Baca Juga : Korea Selatan dan Tiongkok Atasi Polusi Udara dengan Hujan Buatan
“Perencanaan bangunan [OLVEH] ini sudah mengantisipasi kehadiran plaza itu karena dia berada dalam BOW [Burgerlijke Openbaar Werken atau Dinas Pekerjaan Umum zaman Hindia Belanda], dan dia tahu betul planning berikutnya.”
Bagaimana arsitektur sebuah bangunan merespon keadaan lingkungannya? Konteks arsitektural sebuah bangunan mungkin akan terkait dengan tempat, aspek arkeologi dan sejarah kawasan, atau ekologi disekitarnya. Kapan bangunan ini hadir dan pada saat kota seperti apa? “Konteks sangat penting bagi sebuah bangunan,” ujar Boy mengingatkan. “Kapan dia dibuat dan bagaimana dia merespon konteks.”
“Saya di sini dan saya penting,” Boy menambahkan, "posisi itu yang membuat suatu bangunan, meski kecil, tetap penting bagi kota."
Setiap bangunan memiliki jiwa dan Boy juga berharap bahwa Jakarta dan Kota Tuanya juga masih memiliki jiwa. “Membangun kembali itu tidak susah,” ungkapnya. “Tetapi memberi jiwa pada bangunan itulah yang berat.”
Kota Tua Menuju Warisan Dunia
Hilmar Farid, Direktur Jenderal Kebudayaan Kementerian Pendidikan dan Kebudayaan—juga dikenal sebagai sejarawan yang gemar memasak dan bermusik—mengungkapkan pemikirannya pada kesempatan yang sama.
Saat ini minat pada cagar budaya dan pusaka telah mengalami banyak peningkatan, demikian hemat Hilmar. Peningkatan kesadaran dan minat tentang pelestarian pusaka terlihat tidak hanya pada meningkatnya penulisan sejarah secara akademik, tetapi juga penulisan sejarah secara lebih populer.
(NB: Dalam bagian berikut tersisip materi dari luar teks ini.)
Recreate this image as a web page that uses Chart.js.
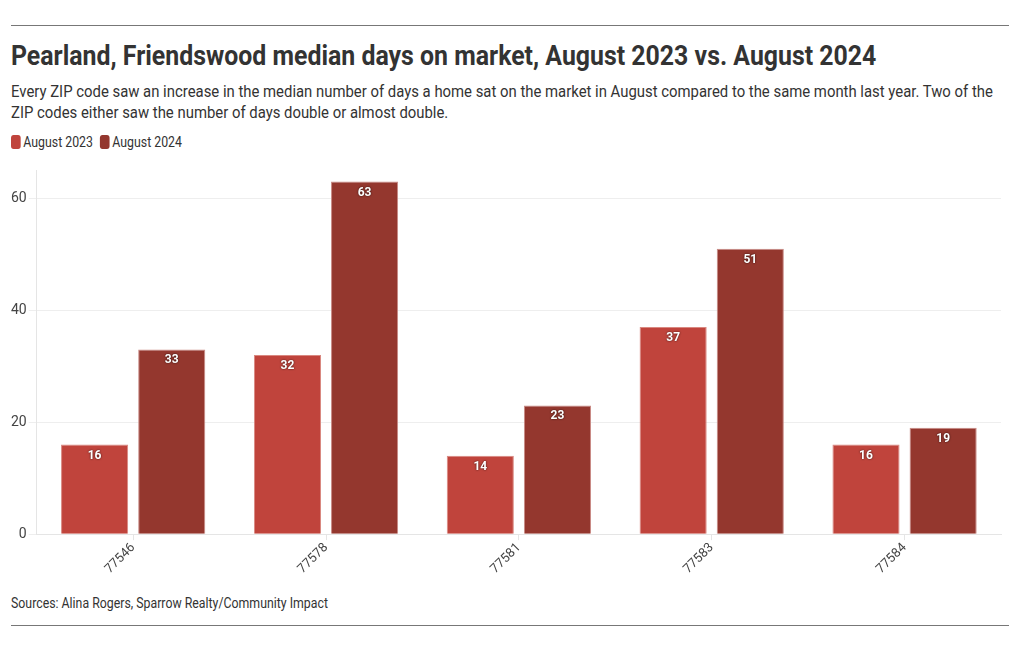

Dia juga menyaksikan bahwa kini banyak orang datang mengunjungi gedung-gedung tua dan terlibat dalam pembuatan narasi—seperti catatan perjalanan dalam blog atau media sosial. Sebagai sebuah potensi dalam upaya pelestarian “sudah waktunya kita menarik minat yang sudah tinggi ini ke arah yang lebih berbasis data dan studi,” ujarnya, kendati berawal dari riset kecil oleh para pejalan.
“Upaya kita untuk mencari tahu mengenai masa lalu, mengenai ruang yang berubah dari waktu ke waktu adalah bagian dari mencari jiwa,” kata Hilmar Farid.
“Kita menyadari bahwa salah satu kelemahan di Indonesia adalah soal keruangan. Sangat sedikit ruang yang berpengaruh pada kesadaran nasional,” kata Hilmar. “Penataan ruang—tidak hanya bangunan—akan membawa atau menghidupkan kembali jiwa kota."
Menurutnya, jiwa kota bisa ditransfer lewat media diskusi dan berbagai upaya pelestarian. “Upaya kita untuk mencari tahu mengenai masa lalu, mengenai ruang yang berubah dari waktu ke waktu adalah bagian dari mencari jiwa.”